To find out whether it is a mole or cancer, check your skin every few months, because most skin cancers start as irregular spots, says Ariel Ostad, MD, assistant professor of dermatology at New York University.
What it is: A mole is a harmless spot that develops in childhood or later in life and can be found anywhere.
Looks Like: Typically smaller than a pencil eraser, moles are round and symmetrical with smooth borders and an even color. According to Dr. Ostad, “They usually don’t evolve or change shape.”

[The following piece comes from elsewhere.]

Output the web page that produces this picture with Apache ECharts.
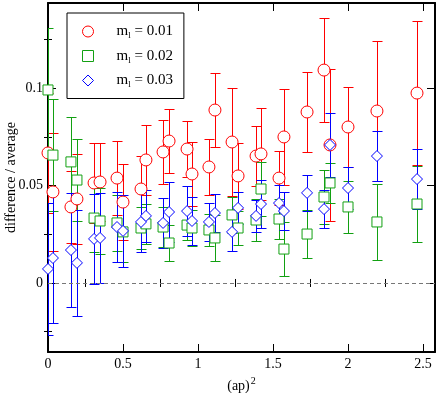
<!DOCTYPE html>
<html>
<head>
<meta charset="utf-8">
<script src="https://cdn.jsdelivr.net/npm/echarts@6/dist/echarts.min.js"></script>
<style>
html, body { margin: 0; padding: 0; background: #fff; }
#chart { width: 438px; height: 393px; }
</style>
</head>
<body>
<div id="chart"></div>
<script>
// (ap)^2 positions, shared by the three sets
var xs = [0, 0.033, 0.153, 0.193, 0.307, 0.347, 0.46, 0.5, 0.62, 0.653, 0.767, 0.807, 0.927, 0.96,
          1.073, 1.113, 1.227, 1.267, 1.387, 1.42, 1.54, 1.573, 1.727, 1.84, 1.88, 2.0, 2.193, 2.46];

// m_l = 0.01
var red = [0.0667, 0.0467, 0.039, 0.0431, 0.0513, 0.0518, 0.0538, 0.0415, 0.0482, 0.0631, 0.0672, 0.0728, 0.0687, 0.0559,
           0.0595, 0.0887, 0.0723, 0.0549, 0.0651, 0.0662, 0.0538, 0.0749, 0.0877, 0.1092, 0.0708, 0.08, 0.0882, 0.0974];
var redErr = [0.0308, 0.0303, 0.0185, 0.0231, 0.0205, 0.02, 0.019, 0.0195, 0.0169, 0.018, 0.0164, 0.0164, 0.0144, 0.0164,
              0.0144, 0.019, 0.0277, 0.0169, 0.0154, 0.0236, 0.0138, 0.0246, 0.0205, 0.0267, 0.039, 0.0205, 0.0359, 0.0369];

// m_l = 0.02
var green = [0.099, 0.0656, 0.0621, 0.0528, 0.0333, 0.0318, 0.0308, 0.0262, 0.0282, 0.0303, 0.0287, 0.0205, 0.0297, 0.0282,
             0.0272, 0.0231, 0.0349, 0.0282, 0.0323, 0.0482, 0.0328, 0.0174, 0.0251, 0.0441, 0.0513, 0.039, 0.0313, 0.0405];
var greenErr = [0.0318, 0.0287, 0.0231, 0.021, 0.0174, 0.0169, 0.0144, 0.0154, 0.0108, 0.0103, 0.0103, 0.0092, 0.0077, 0.0092,
                0.0082, 0.0118, 0.0092, 0.0087, 0.0108, 0.0138, 0.0103, 0.0138, 0.0123, 0.0138, 0.0103, 0.0133, 0.0195, 0.0195];

// m_l = 0.03
var blue = [0.0072, 0.0128, 0.0169, 0.0103, 0.0226, 0.0231, 0.0287, 0.0267, 0.0313, 0.0344, 0.0308, 0.0364, 0.0369, 0.0318,
            0.0313, 0.0359, 0.0262, 0.0385, 0.0344, 0.0405, 0.041, 0.0369, 0.0462, 0.0379, 0.0708, 0.0487, 0.0651, 0.0533];
var blueErr = [0.0338, 0.0333, 0.0292, 0.0272, 0.0231, 0.0231, 0.018, 0.0185, 0.0154, 0.0133, 0.0128, 0.0154, 0.0128, 0.0123,
               0.0097, 0.0097, 0.0097, 0.0082, 0.0082, 0.0123, 0.0092, 0.0097, 0.0092, 0.0097, 0.0164, 0.0108, 0.0128, 0.0154];

var names = ['m_l = 0.01', 'm_l = 0.02', 'm_l = 0.03'];
var xMajor = [0, 0.5, 1, 1.5, 2, 2.5];
var xMinor = [0.25, 0.75, 1.25, 1.75, 2.25];
var yMajor = [0, 0.05, 0.1];
var yMinor = [-0.025, 0.025, 0.075, 0.125];

var RED = '#ff0000', GREEN = '#12a012', BLUE = '#0000ff';
var FONT = 'Liberation Serif';

var myChart = echarts.init(document.getElementById('chart'));

function points(ys, errs) {
    return xs.map(function (x, i) { return [x, ys[i], errs[i]]; });
}

function errorBars(color) {
    return function (params, api) {
        var x = api.value(0), y = api.value(1), e = api.value(2);
        var top = api.coord([x, y + e]);
        var bot = api.coord([x, y - e]);
        var cx = Math.round(top[0]) + 0.5;
        var t = Math.round(top[1]) + 0.5, b = Math.round(bot[1]) + 0.5;
        var st = { stroke: color, lineWidth: 1 };
        return {
            type: 'group',
            children: [
                { type: 'line', shape: { x1: cx, y1: t, x2: cx, y2: b }, style: st },
                { type: 'line', shape: { x1: cx - 5, y1: t, x2: cx + 5, y2: t }, style: st },
                { type: 'line', shape: { x1: cx - 5, y1: b, x2: cx + 5, y2: b }, style: st }
            ]
        };
    };
}

function setPair(name, ys, errs, color, symbol, size) {
    return [
        {
            type: 'custom', name: name, renderItem: errorBars(color),
            data: points(ys, errs), clip: true, silent: true,
            encode: { x: 0, y: 1 }
        },
        {
            type: 'scatter', name: name, symbol: symbol, symbolSize: size,
            data: points(ys, errs),
            itemStyle: { color: '#fff', borderColor: color, borderWidth: 1, opacity: 1 },
            emphasis: { disabled: true }
        }
    ];
}

var frame = { show: true, onZero: false, lineStyle: { color: '#000', width: 2 } };
var noLine = { show: false };

function xAx(pos, ticks, len, main) {
    return {
        type: 'value', min: 0, max: 2.58, position: pos,
        axisLine: main ? frame : noLine,
        axisTick: { show: true, inside: true, length: len, customValues: ticks, lineStyle: { color: '#000', width: 1 } },
        axisLabel: main && pos === 'bottom'
            ? { show: true, customValues: xMajor, color: '#000', fontFamily: FONT, fontSize: 14, margin: 5 }
            : { show: false },
        splitLine: { show: false }
    };
}

function yAx(pos, ticks, len, main) {
    return {
        type: 'value', min: -0.0354, max: 0.1436, position: pos,
        axisLine: main ? frame : noLine,
        axisTick: { show: true, inside: true, length: len, customValues: ticks, lineStyle: { color: '#000', width: 1 } },
        axisLabel: main && pos === 'left'
            ? { show: true, customValues: yMajor, color: '#000', fontFamily: FONT, fontSize: 14, margin: 5 }
            : { show: false },
        splitLine: { show: false }
    };
}

var xAxes = [xAx('bottom', xMajor, 8, true), xAx('bottom', xMinor, 4, false),
             xAx('top', xMajor, 8, true), xAx('top', xMinor, 4, false)];
xAxes[0].name = '{a|(ap)}{s|2}';
xAxes[0].nameLocation = 'middle';
xAxes[0].nameGap = 22;
xAxes[0].nameTextStyle = {
    rich: {
        a: { fontFamily: FONT, fontSize: 14, color: '#000' },
        s: { fontFamily: FONT, fontSize: 10, color: '#000', verticalAlign: 'top', padding: [0, 0, 10, 1] }
    }
};

var yAxes = [yAx('left', yMajor, 8, true), yAx('left', yMinor, 4, false),
             yAx('right', yMajor, 8, true), yAx('right', yMinor, 4, false)];
yAxes[0].name = 'difference / average';
yAxes[0].nameLocation = 'middle';
yAxes[0].nameGap = 30;
yAxes[0].nameMoveOverlap = false;
yAxes[0].nameTextStyle = { fontFamily: FONT, fontSize: 14, color: '#000' };

var series = []
    .concat(setPair(names[0], red, redErr, RED, 'circle', 12))
    .concat(setPair(names[1], green, greenErr, GREEN, 'rect', 10))
    .concat(setPair(names[2], blue, blueErr, BLUE, 'diamond', 11));

series[0].markLine = {
    silent: true, symbol: 'none', label: { show: false },
    lineStyle: { color: '#777', type: [4, 3], width: 1 },
    data: [{ yAxis: 0 }]
};

myChart.setOption({
    animation: false,
    grid: { left: 48, top: 3, right: 3, bottom: 41, outerBoundsMode: 'none' },
    xAxis: xAxes,
    yAxis: yAxes,
    legend: {
        orient: 'vertical', left: 67, top: 13,
        padding: [11, 11, 9, 15],
        itemWidth: 11, itemHeight: 11, itemGap: 8,
        borderColor: '#000', borderWidth: 1, borderRadius: 0,
        selectedMode: false,
        data: [
            { name: names[0], icon: 'circle', itemStyle: { color: '#fff', borderColor: RED, borderWidth: 1 } },
            { name: names[1], icon: 'rect', itemStyle: { color: '#fff', borderColor: GREEN, borderWidth: 1 } },
            { name: names[2], icon: 'diamond', itemStyle: { color: '#fff', borderColor: BLUE, borderWidth: 1 } }
        ],
        formatter: function (name) {
            return '{a|m}{s|l}{b|' + name.slice(3) + '}';
        },
        textStyle: {
            rich: {
                a: { fontFamily: FONT, fontSize: 15, color: '#000', padding: [0, 0, 0, 18], lineHeight: 18 },
                s: { fontFamily: FONT, fontSize: 9, color: '#000', verticalAlign: 'bottom', padding: [6, 0, 0, 0], lineHeight: 18 },
                b: { fontFamily: FONT, fontSize: 15, color: '#000', lineHeight: 18 }
            }
        }
    },
    series: series
});

window.addEventListener('resize', function () {
    myChart.resize();
});
</script>
</body>
</html>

What it is: Actinic keratosis is a common precancerous growth often found on your scalp, face, hands, or forearms. “They should be removed because 5 to 10 percent of them become cancerous,” Dr. Ostad explains.
Looks Like: You’ll see a rough, flesh-toned pink or red patch that may be itchy or scaly.
Basal cell carcinoma
What it is: Caused by sun damage and typically found on the face, this type of cancer is easy to treat if it’s caught early.
Looks Like: It normally appears as a pinkish or reddish patch that may bleed or scab. “Picture a pimple that seems to heal, only to return again,” Dr. Ostad says.
Squamous cell carcinoma
What it is: This type of cancer often appears on the body, legs, or hands and is curable if caught early.
Looks Like: You’ll notice a thick growth that can peel and bleed and may have an irregularly shaped border. “It’s more like a wart than a pimple,” Dr. Ostad says.
What it is: This serious form of cancer can spread quickly but is curable if caught early. “Melanoma is usually found on women’s legs, rarely on their faces,” Dr. Ostad says. “In men, it’s more common on the torso.”
Looks Like: Alert your derm if you see a dark, irregularly shaped growth with uneven reddish-brown, brown, or black coloring.